### EXTRACTED DATA ###

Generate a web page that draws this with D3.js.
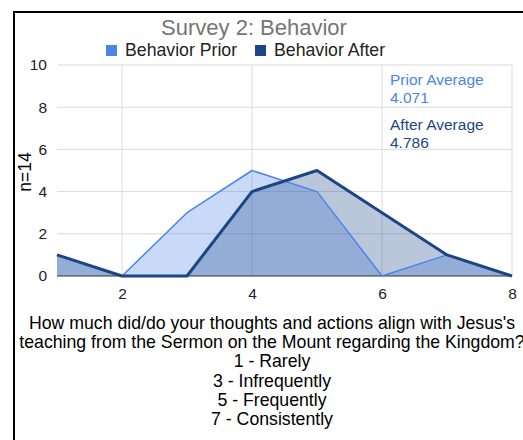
<!DOCTYPE html>
<html>
<head>
<meta charset="utf-8">
<script src="https://cdn.jsdelivr.net/npm/d3@7"></script>
<style>
  body { margin: 0; background: #fff; }
  svg text { font-family: "Liberation Sans", Arial, sans-serif; }
</style>
</head>
<body>
<div id="chart"></div>
<script>
// Survey answers 1..8, number of respondents per answer
const ratings = [1, 2, 3, 4, 5, 6, 7, 8];
const behaviorPrior = [1, 0, 3, 5, 4, 0, 1, 0];
const behaviorAfter = [1, 0, 0, 4, 5, 3, 1, 0];
const xTicks = [2, 4, 6, 8];
const yTicks = [0, 2, 4, 6, 8, 10];
const seriesNames = ['Behavior Prior', 'Behavior After'];
const averageNotes = [['Prior Average', '4.071'], ['After Average', '4.786']];
const questionLines = [
    "How much did/do your thoughts and actions align with Jesus's",
    "teaching from the Sermon on the Mount regarding the Kingdom?",
    '1 - Rarely',
    '3 - Infrequently',
    '5 - Frequently',
    '7 - Consistently'
];

const width = 523, height = 440;
const colors = ['#4a86e8', '#1c4587'];

const svg = d3.select('#chart')
    .append('svg')
    .attr('width', width)
    .attr('height', height);

// outer frame (cut off at right and bottom)
svg.append('path')
    .attr('d', `M14,${height + 2} L14,12 L${width + 2},12`)
    .attr('fill', 'none')
    .attr('stroke', '#000')
    .attr('stroke-width', 2);

const x = d3.scaleLinear().domain([1, 8]).range([57, 512]);
const y = d3.scaleLinear().domain([0, 10]).range([276, 65]);

// gridlines
svg.append('g')
    .selectAll('line')
    .data(yTicks.filter(d => d > 0))
    .enter()
    .append('line')
    .attr('x1', x(1)).attr('x2', x(8))
    .attr('y1', d => y(d)).attr('y2', d => y(d))
    .attr('stroke', '#d9d9d9');

svg.append('g')
    .selectAll('line')
    .data(xTicks)
    .enter()
    .append('line')
    .attr('x1', d => x(d)).attr('x2', d => x(d))
    .attr('y1', y(10)).attr('y2', y(0))
    .attr('stroke', '#d9d9d9');

const series = [behaviorPrior, behaviorAfter];

const area = d3.area()
    .x((d, i) => x(ratings[i]))
    .y0(y(0))
    .y1(d => y(d));

const line = d3.line()
    .x((d, i) => x(ratings[i]))
    .y(d => y(d));

series.forEach((s, k) => {
    svg.append('path')
        .attr('d', area(s))
        .attr('fill', colors[k])
        .attr('fill-opacity', 0.3);
});

// baseline
svg.append('line')
    .attr('x1', x(1)).attr('x2', x(8))
    .attr('y1', y(0)).attr('y2', y(0))
    .attr('stroke', '#333');

series.forEach((s, k) => {
    svg.append('path')
        .attr('d', line(s))
        .attr('fill', 'none')
        .attr('stroke', colors[k])
        .attr('stroke-width', k === 0 ? 1.5 : 3)
        .attr('stroke-linejoin', 'round');
});

// axes labels
const yAxis = d3.axisLeft(y).tickValues(yTicks).tickSize(0).tickPadding(10);
svg.append('g')
    .attr('transform', `translate(${x(1)},0)`)
    .call(yAxis)
    .call(g => g.select('.domain').remove())
    .selectAll('text')
    .style('font-size', '15.5px')
    .attr('fill', '#222');

const xAxis = d3.axisBottom(x).tickValues(xTicks).tickFormat(d3.format('d')).tickSize(0).tickPadding(12);
svg.append('g')
    .attr('transform', `translate(0,${y(0)})`)
    .call(xAxis)
    .call(g => g.select('.domain').remove())
    .selectAll('text')
    .style('font-size', '15.5px')
    .attr('fill', '#222');

// title
svg.append('text')
    .attr('x', 254)
    .attr('y', 35)
    .attr('text-anchor', 'middle')
    .style('font-size', '22px')
    .attr('fill', '#757575')
    .text('Survey 2: Behavior');

// legend
const legendX = [106, 255];
seriesNames.forEach((name, k) => {
    svg.append('rect')
        .attr('x', legendX[k]).attr('y', 45)
        .attr('width', 11).attr('height', 11)
        .attr('fill', colors[k]);
    svg.append('text')
        .attr('x', legendX[k] + 19)
        .attr('y', 56)
        .style('font-size', '17.7px')
        .attr('fill', '#222')
        .text(name);
});

// averages
averageNotes.forEach((note, k) => {
    note.forEach((t, j) => {
        svg.append('text')
            .attr('x', 390)
            .attr('y', 85 + k * 45 + j * 17.5)
            .style('font-size', '15.5px')
            .attr('fill', k === 0 ? colors[0] : '#1c4587')
            .text(t);
    });
});

// y axis title
svg.append('text')
    .attr('transform', 'translate(31,172) rotate(-90)')
    .attr('text-anchor', 'middle')
    .style('font-size', '17.5px')
    .attr('fill', '#000')
    .text('n=14');

// x axis title
questionLines.forEach((t, i) => {
    svg.append('text')
        .attr('x', 272)
        .attr('y', 329 + i * 19.2)
        .attr('text-anchor', 'middle')
        .style('font-size', '17.7px')
        .attr('fill', '#000')
        .text(t);
});
</script>
</body>
</html>
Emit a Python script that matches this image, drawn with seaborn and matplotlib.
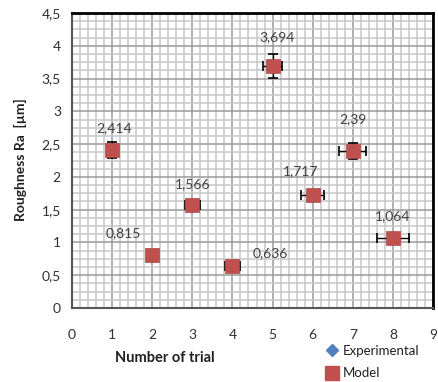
import matplotlib
matplotlib.use("Agg")
import matplotlib.pyplot as plt
import seaborn as sns
import numpy as np
import pandas as pd
from matplotlib.ticker import MultipleLocator, FuncFormatter
from matplotlib.lines import Line2D

trial = [1, 2, 3, 4, 5, 6, 7, 8]
experimental = [2.414, 0.815, 1.566, 0.636, 3.694, 1.717, 2.39, 1.064]
model = [2.414, 0.815, 1.566, 0.636, 3.694, 1.717, 2.39, 1.064]
x_err = [0.0, 0.0, 0.18, 0.19, 0.24, 0.29, 0.34, 0.40]
y_err = [0.125, 0.0, 0.0, 0.0, 0.18, 0.0, 0.12, 0.0]
point_labels = ["2,414", "0,815", "1,566", "0,636", "3,694", "1,717", "2,39", "1,064"]
label_offsets = [(2, 22), (-29, 21), (0, 21), (38, 13), (5, 29), (-12, 24), (0, 32), (0, 22)]

sns.set_style("white")
plt.rcParams['font.family'] = ['Lato', 'DejaVu Sans']

df = pd.DataFrame({"trial": trial, "experimental": experimental, "model": model})

fig = plt.figure(figsize=(4.38, 3.82), dpi=100)
ax = fig.add_axes([72/438, 74/382, (433-72)/438, (308-13)/382])

blue = "#4F81BD"
red = "#C0504D"

sns.scatterplot(data=df, x="trial", y="experimental", ax=ax, marker="D", s=45,
                color=blue, edgecolor=blue, zorder=3, legend=False)
ax.errorbar(trial, experimental, xerr=x_err, yerr=y_err, fmt="none", ecolor="black",
            elinewidth=1.0, capsize=3.5, capthick=1.2, zorder=4)
sns.scatterplot(data=df, x="trial", y="model", ax=ax, marker="s", s=95,
                color=red, edgecolor="#B04744", linewidth=0.5, zorder=5, legend=False)

for xi, yi, lab, (dx, dy) in zip(trial, model, point_labels, label_offsets):
    ax.annotate(lab, (xi, yi), xytext=(dx, dy), textcoords="offset pixels",
                ha="center", va="center", fontsize=10, color="#404040", zorder=6)

ax.set_xlim(0, 9)
ax.set_ylim(0, 4.5)
ax.xaxis.set_major_locator(MultipleLocator(1))
ax.xaxis.set_minor_locator(MultipleLocator(0.2))
ax.yaxis.set_major_locator(MultipleLocator(0.5))
ax.yaxis.set_minor_locator(MultipleLocator(0.125))
ax.yaxis.set_major_formatter(FuncFormatter(lambda v, p: ("%g" % v).replace(".", ",")))
ax.xaxis.set_major_formatter(FuncFormatter(lambda v, p: "%d" % v))

ax.grid(which="major", color="#9a9a9a", linewidth=1.1, zorder=0)
ax.grid(which="minor", color="#c8c8c8", linewidth=1.1, zorder=0)
ax.set_axisbelow(True)

ax.tick_params(axis="both", which="major", direction="out", length=4, width=1,
               color="#888888", labelsize=10, labelcolor="#303030")
ax.tick_params(axis="x", which="major", pad=11)
ax.tick_params(axis="y", which="major", pad=4)
ax.tick_params(which="minor", length=0)

for side in ["top", "right"]:
    ax.spines[side].set_color("black")
    ax.spines[side].set_linewidth(2)
for side in ["left", "bottom"]:
    ax.spines[side].set_color("#555555")
    ax.spines[side].set_linewidth(1.5)

ax.set_xlabel("")
ax.set_ylabel("")
fig.text(20/438, 1 - 160/382, "Roughness Ra  [µm]", rotation=90, ha="center", va="center",
         fontsize=10, fontweight="bold", color="#202020")
fig.text(165/438, 1 - 358/382, "Number of trial", ha="center", va="center",
         fontsize=10.5, fontweight="bold", color="#202020")

handles = [Line2D([], [], marker="D", color=blue, linestyle="none", markersize=6),
           Line2D([], [], marker="s", color=red, linestyle="none", markersize=10)]
fig.legend(handles, ["Experimental", "Model"], loc="upper left",
           bbox_to_anchor=(312/438, 1 - 333/382), frameon=False, fontsize=9.5,
           handletextpad=0.2, labelspacing=0.8, handlelength=1.2, labelcolor="#202020")

fig.savefig("out.png", dpi=100)
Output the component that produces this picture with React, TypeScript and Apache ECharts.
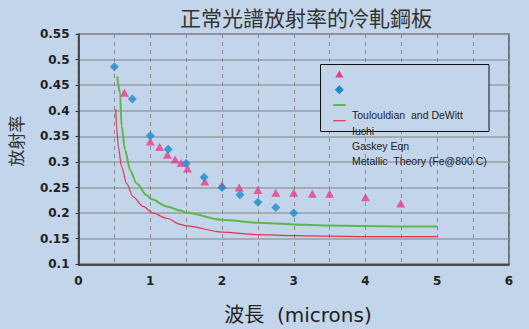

###

§ **THE EXERCISE**
Print exactly what appears from the line holding "Emit a Python" down to the line holding "from matplotlib.lines import Line2D", both ends kept, leaving out the pictures.

§ **FINISHED EXERCISE**
Emit a Python script that matches this image, drawn with seaborn and matplotlib.
import matplotlib
matplotlib.use("Agg")
import matplotlib.pyplot as plt
import seaborn as sns
import numpy as np
import pandas as pd
from matplotlib.ticker import MultipleLocator, FuncFormatter
from matplotlib.lines import Line2D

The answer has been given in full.